• _DATASET RECORDS_
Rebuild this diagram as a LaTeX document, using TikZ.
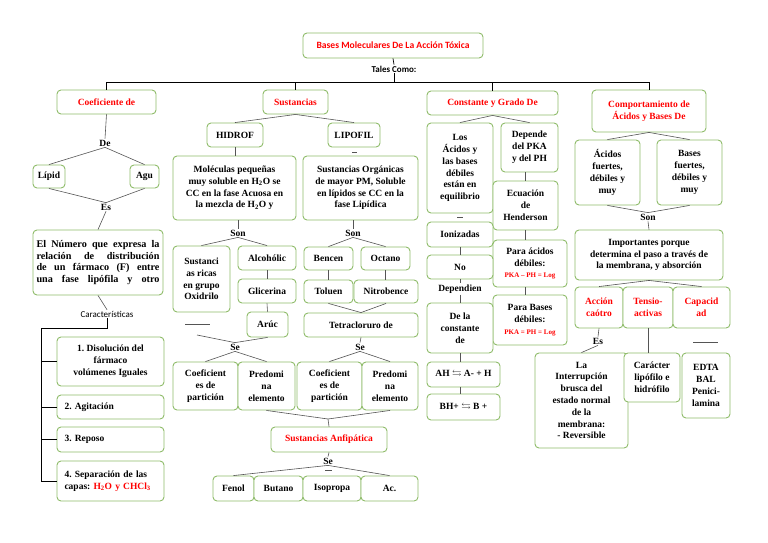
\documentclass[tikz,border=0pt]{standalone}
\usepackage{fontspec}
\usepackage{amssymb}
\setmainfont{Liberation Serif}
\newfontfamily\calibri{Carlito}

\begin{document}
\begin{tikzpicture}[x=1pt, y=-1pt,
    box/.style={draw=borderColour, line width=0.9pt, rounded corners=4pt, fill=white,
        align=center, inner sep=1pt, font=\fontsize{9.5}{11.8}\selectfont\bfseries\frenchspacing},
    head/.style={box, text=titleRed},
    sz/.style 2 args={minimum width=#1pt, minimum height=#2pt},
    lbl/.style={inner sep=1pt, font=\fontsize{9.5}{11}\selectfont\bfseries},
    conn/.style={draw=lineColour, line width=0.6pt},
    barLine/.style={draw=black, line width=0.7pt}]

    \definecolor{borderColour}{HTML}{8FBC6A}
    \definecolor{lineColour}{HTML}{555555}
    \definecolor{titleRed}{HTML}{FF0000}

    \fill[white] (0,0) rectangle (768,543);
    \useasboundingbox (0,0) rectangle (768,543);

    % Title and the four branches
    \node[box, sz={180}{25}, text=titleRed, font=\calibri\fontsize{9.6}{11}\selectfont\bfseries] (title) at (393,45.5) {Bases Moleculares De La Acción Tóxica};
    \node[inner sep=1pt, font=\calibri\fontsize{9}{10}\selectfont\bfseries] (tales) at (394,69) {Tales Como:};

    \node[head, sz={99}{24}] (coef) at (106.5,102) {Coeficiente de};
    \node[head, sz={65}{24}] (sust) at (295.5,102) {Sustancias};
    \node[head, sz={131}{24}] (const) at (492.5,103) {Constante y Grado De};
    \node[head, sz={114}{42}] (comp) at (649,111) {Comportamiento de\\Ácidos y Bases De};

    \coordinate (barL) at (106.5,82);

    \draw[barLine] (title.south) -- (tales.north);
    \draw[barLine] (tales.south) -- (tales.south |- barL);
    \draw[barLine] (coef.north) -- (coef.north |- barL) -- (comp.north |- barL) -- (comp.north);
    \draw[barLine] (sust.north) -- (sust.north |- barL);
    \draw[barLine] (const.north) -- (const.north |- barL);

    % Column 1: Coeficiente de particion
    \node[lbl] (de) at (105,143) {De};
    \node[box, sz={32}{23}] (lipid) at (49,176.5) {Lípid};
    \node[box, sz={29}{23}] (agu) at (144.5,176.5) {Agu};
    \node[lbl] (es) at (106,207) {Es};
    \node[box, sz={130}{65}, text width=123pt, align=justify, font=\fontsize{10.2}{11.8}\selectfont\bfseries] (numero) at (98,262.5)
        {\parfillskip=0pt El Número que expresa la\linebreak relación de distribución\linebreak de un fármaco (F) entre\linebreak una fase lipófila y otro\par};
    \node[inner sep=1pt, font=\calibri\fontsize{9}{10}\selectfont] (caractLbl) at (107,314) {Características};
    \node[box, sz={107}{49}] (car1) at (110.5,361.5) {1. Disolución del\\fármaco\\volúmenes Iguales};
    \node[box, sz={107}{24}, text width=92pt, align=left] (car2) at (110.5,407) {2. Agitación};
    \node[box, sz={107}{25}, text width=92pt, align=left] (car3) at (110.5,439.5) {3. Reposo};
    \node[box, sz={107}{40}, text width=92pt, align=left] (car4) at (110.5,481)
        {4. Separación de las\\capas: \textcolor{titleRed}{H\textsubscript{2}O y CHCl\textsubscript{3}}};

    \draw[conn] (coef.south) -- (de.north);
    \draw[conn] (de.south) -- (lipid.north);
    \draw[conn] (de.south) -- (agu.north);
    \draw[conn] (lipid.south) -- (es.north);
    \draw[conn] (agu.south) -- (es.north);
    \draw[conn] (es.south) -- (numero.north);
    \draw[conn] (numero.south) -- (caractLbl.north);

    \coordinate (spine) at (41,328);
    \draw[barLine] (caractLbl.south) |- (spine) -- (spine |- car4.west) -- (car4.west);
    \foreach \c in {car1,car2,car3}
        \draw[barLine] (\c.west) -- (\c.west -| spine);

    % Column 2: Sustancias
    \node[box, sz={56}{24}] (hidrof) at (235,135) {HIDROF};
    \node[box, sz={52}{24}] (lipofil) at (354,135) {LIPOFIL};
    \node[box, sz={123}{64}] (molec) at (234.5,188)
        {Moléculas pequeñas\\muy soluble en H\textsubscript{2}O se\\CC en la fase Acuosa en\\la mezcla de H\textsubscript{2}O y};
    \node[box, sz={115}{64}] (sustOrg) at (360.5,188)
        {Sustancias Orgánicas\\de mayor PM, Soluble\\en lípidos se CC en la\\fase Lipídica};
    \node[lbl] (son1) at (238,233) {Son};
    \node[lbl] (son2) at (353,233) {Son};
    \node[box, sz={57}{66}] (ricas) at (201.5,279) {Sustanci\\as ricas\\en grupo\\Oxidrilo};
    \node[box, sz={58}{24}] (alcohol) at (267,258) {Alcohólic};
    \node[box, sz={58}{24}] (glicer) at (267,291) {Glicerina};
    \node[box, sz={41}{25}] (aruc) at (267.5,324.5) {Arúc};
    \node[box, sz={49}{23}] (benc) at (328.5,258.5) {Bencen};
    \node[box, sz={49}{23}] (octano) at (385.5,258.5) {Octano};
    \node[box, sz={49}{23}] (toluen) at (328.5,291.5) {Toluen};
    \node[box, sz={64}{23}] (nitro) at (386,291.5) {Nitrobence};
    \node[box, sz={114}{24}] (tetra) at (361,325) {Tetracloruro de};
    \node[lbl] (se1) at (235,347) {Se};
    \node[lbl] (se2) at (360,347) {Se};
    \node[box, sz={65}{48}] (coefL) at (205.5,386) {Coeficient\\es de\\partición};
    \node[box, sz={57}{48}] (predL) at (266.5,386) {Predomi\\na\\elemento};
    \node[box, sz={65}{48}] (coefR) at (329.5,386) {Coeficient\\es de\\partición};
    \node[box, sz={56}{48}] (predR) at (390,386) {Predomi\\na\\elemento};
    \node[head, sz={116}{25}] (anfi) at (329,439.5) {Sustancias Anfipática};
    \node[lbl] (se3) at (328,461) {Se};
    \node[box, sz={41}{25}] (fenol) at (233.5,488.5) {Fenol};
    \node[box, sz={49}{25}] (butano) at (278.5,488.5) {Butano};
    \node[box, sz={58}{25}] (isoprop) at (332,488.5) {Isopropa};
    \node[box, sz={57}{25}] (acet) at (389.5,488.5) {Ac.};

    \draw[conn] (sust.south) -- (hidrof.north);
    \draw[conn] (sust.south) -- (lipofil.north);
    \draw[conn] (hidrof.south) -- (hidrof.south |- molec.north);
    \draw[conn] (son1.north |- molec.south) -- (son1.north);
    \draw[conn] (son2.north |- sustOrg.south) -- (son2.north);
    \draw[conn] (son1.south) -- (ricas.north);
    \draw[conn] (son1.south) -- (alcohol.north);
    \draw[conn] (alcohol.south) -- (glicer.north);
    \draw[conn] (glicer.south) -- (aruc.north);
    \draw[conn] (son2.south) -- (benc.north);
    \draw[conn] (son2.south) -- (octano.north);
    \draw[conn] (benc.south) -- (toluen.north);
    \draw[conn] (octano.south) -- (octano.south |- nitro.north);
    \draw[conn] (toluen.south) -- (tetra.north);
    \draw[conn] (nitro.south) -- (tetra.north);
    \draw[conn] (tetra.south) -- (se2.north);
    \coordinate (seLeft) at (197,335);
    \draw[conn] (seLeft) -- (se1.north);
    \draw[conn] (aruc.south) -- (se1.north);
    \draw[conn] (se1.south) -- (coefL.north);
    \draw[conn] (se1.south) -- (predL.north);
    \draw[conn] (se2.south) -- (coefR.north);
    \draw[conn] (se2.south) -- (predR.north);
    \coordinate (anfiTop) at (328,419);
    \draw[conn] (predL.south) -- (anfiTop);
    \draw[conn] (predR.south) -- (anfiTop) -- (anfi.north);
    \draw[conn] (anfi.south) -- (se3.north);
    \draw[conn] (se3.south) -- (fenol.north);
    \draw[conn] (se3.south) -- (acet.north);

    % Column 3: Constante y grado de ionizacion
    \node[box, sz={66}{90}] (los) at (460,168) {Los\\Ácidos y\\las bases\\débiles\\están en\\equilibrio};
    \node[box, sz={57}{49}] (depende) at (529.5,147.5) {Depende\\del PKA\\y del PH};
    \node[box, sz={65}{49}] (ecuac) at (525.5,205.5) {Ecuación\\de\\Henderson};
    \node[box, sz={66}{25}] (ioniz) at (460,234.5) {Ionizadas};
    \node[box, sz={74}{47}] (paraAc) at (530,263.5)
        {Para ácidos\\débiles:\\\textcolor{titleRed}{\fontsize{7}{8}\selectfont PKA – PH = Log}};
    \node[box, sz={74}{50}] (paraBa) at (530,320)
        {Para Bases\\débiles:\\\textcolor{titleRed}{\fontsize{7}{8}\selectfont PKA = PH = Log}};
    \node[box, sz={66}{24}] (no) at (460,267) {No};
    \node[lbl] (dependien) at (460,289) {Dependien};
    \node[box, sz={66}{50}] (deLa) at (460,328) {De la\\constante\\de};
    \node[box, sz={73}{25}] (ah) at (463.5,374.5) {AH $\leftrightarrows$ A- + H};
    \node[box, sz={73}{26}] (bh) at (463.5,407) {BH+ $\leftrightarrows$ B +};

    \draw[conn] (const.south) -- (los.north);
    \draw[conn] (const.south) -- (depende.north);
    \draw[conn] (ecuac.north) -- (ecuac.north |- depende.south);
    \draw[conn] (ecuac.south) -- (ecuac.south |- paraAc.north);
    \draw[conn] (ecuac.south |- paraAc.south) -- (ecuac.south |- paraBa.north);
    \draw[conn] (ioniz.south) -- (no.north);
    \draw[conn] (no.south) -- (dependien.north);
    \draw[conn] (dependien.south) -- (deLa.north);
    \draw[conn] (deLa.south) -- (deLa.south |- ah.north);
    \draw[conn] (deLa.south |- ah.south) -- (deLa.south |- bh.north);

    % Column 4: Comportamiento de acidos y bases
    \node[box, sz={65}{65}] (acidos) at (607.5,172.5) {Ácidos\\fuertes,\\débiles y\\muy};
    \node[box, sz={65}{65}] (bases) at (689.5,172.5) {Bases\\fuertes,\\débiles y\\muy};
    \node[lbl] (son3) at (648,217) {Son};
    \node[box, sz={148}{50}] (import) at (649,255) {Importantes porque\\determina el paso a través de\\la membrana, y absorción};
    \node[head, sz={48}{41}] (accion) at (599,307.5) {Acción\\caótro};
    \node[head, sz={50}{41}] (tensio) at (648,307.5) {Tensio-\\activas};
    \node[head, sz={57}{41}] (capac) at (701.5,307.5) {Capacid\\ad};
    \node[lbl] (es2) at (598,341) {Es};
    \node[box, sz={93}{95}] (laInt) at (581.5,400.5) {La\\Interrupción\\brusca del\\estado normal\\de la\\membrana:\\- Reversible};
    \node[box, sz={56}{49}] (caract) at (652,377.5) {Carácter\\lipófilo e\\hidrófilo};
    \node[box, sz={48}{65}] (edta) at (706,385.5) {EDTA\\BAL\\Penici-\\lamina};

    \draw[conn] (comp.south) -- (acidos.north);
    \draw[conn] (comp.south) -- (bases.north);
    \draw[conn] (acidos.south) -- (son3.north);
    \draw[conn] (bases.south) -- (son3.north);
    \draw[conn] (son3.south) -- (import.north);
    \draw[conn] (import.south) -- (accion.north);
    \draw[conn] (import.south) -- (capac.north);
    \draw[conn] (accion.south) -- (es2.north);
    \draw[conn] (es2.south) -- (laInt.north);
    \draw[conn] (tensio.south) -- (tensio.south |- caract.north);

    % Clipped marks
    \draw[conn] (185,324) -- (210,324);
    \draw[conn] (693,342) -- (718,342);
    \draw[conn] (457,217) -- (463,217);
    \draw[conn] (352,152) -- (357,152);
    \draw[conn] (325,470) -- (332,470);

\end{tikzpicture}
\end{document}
--
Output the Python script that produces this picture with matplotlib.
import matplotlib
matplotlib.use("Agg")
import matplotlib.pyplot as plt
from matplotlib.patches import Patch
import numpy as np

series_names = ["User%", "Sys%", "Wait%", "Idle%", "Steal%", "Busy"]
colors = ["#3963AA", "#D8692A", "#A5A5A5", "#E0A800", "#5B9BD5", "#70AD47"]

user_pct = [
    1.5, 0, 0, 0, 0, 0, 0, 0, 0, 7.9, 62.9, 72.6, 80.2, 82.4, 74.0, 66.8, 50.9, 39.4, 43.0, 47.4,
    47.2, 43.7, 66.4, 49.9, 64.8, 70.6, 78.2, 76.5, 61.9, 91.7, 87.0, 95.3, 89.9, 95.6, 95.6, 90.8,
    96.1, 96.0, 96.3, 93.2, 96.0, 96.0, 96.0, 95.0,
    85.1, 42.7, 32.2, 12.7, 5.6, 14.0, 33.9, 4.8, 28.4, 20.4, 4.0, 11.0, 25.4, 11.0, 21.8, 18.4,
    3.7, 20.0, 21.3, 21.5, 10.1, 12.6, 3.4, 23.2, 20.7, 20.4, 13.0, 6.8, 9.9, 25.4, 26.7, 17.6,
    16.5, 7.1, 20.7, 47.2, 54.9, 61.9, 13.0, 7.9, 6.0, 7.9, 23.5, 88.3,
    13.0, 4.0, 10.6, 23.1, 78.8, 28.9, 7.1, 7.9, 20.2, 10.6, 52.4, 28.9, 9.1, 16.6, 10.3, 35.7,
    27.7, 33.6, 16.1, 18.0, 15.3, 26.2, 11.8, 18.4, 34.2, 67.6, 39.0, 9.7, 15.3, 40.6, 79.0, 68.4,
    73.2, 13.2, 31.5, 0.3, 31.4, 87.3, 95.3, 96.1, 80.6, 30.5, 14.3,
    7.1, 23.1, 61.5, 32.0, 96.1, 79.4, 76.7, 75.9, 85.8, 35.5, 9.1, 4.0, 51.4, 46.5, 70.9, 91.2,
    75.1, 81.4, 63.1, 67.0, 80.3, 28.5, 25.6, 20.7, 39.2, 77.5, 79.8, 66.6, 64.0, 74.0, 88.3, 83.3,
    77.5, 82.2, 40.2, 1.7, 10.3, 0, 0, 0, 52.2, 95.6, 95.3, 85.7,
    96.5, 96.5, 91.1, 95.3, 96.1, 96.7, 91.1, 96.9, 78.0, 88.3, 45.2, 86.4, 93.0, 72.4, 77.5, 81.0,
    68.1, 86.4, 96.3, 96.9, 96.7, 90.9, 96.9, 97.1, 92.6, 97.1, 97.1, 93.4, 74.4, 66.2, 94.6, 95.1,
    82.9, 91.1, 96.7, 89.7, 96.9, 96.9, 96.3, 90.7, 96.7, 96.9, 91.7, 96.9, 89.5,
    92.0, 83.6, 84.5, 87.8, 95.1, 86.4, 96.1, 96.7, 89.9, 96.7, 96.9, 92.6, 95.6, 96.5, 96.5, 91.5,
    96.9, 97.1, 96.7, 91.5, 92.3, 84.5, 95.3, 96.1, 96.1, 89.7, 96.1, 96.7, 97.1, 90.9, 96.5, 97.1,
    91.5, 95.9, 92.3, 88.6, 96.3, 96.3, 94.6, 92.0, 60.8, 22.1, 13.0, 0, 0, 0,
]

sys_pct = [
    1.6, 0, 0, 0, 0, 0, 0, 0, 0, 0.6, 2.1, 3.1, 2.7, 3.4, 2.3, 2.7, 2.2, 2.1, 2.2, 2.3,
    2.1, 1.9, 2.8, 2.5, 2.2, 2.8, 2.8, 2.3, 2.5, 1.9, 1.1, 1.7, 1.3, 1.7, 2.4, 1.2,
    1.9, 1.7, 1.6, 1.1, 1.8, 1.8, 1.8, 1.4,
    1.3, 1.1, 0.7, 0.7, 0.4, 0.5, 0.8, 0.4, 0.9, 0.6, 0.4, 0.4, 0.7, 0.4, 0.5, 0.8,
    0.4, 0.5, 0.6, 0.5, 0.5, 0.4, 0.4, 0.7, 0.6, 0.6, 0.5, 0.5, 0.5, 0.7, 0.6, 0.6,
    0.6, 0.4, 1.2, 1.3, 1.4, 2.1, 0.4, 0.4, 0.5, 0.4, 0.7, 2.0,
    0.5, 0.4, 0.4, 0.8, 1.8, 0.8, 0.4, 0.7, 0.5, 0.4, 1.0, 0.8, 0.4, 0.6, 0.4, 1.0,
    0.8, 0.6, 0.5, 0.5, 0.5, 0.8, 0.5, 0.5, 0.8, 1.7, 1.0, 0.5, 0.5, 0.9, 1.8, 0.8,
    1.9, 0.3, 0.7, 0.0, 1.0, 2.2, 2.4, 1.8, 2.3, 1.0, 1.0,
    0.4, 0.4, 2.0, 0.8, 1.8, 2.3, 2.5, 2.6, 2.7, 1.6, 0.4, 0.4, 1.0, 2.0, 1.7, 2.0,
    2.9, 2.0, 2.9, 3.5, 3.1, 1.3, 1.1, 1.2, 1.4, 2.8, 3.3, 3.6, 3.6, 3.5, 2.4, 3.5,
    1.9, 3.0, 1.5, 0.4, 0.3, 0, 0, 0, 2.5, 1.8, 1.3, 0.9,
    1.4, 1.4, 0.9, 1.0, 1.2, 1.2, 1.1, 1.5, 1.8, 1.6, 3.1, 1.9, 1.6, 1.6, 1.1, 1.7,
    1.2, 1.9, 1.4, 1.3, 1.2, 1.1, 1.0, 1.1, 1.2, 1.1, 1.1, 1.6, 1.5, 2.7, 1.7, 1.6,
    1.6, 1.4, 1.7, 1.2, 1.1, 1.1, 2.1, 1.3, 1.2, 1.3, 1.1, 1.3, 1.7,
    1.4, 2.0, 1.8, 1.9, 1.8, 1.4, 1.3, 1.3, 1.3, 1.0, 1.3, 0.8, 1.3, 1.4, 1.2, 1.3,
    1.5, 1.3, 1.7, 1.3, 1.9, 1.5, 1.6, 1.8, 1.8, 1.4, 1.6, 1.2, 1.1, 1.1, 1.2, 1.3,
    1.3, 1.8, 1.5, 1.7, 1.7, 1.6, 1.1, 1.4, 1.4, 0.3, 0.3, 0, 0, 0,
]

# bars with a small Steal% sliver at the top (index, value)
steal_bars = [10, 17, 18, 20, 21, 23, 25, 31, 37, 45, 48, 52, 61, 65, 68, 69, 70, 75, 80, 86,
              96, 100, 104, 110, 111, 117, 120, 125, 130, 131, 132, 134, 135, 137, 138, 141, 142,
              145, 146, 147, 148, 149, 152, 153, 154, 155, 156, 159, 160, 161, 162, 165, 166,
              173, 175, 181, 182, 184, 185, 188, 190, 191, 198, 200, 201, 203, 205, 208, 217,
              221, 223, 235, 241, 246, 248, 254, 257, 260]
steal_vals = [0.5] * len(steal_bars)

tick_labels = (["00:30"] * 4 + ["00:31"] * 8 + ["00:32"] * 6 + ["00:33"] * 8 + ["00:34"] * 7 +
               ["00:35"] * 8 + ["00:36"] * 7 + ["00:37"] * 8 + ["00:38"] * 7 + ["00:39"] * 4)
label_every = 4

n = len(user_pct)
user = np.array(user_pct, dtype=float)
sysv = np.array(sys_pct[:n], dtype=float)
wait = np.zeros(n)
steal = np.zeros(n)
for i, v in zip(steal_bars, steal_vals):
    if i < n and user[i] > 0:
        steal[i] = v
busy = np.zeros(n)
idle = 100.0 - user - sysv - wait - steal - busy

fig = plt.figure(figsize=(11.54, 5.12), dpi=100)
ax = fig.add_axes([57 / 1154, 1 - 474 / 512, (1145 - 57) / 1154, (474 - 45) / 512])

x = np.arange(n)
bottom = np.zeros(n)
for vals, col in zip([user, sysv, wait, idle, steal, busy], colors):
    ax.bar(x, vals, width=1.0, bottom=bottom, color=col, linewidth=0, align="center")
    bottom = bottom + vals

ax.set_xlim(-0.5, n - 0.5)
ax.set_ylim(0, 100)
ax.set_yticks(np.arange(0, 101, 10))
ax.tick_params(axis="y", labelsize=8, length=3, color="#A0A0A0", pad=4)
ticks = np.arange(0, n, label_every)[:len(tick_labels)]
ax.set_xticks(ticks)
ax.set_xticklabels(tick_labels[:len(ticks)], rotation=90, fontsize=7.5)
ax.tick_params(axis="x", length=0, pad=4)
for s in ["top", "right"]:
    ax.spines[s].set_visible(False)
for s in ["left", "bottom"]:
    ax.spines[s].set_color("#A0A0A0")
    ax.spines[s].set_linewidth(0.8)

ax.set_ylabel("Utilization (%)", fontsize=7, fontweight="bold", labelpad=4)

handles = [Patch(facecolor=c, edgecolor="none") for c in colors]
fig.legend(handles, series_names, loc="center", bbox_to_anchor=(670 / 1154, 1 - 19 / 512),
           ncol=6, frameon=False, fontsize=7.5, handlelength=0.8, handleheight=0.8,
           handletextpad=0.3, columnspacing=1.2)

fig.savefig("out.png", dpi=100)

• _WRITTEN REQUEST_
Beginning with the line that contains "Output the Python" and ending with the line that contains "import numpy as np", repeat exactly those lines and no others.

• _RESULT OF THE EXERCISE_
Output the Python script that produces this picture with matplotlib.
import matplotlib
matplotlib.use("Agg")
import matplotlib.pyplot as plt
from matplotlib.patches import Patch
import numpy as np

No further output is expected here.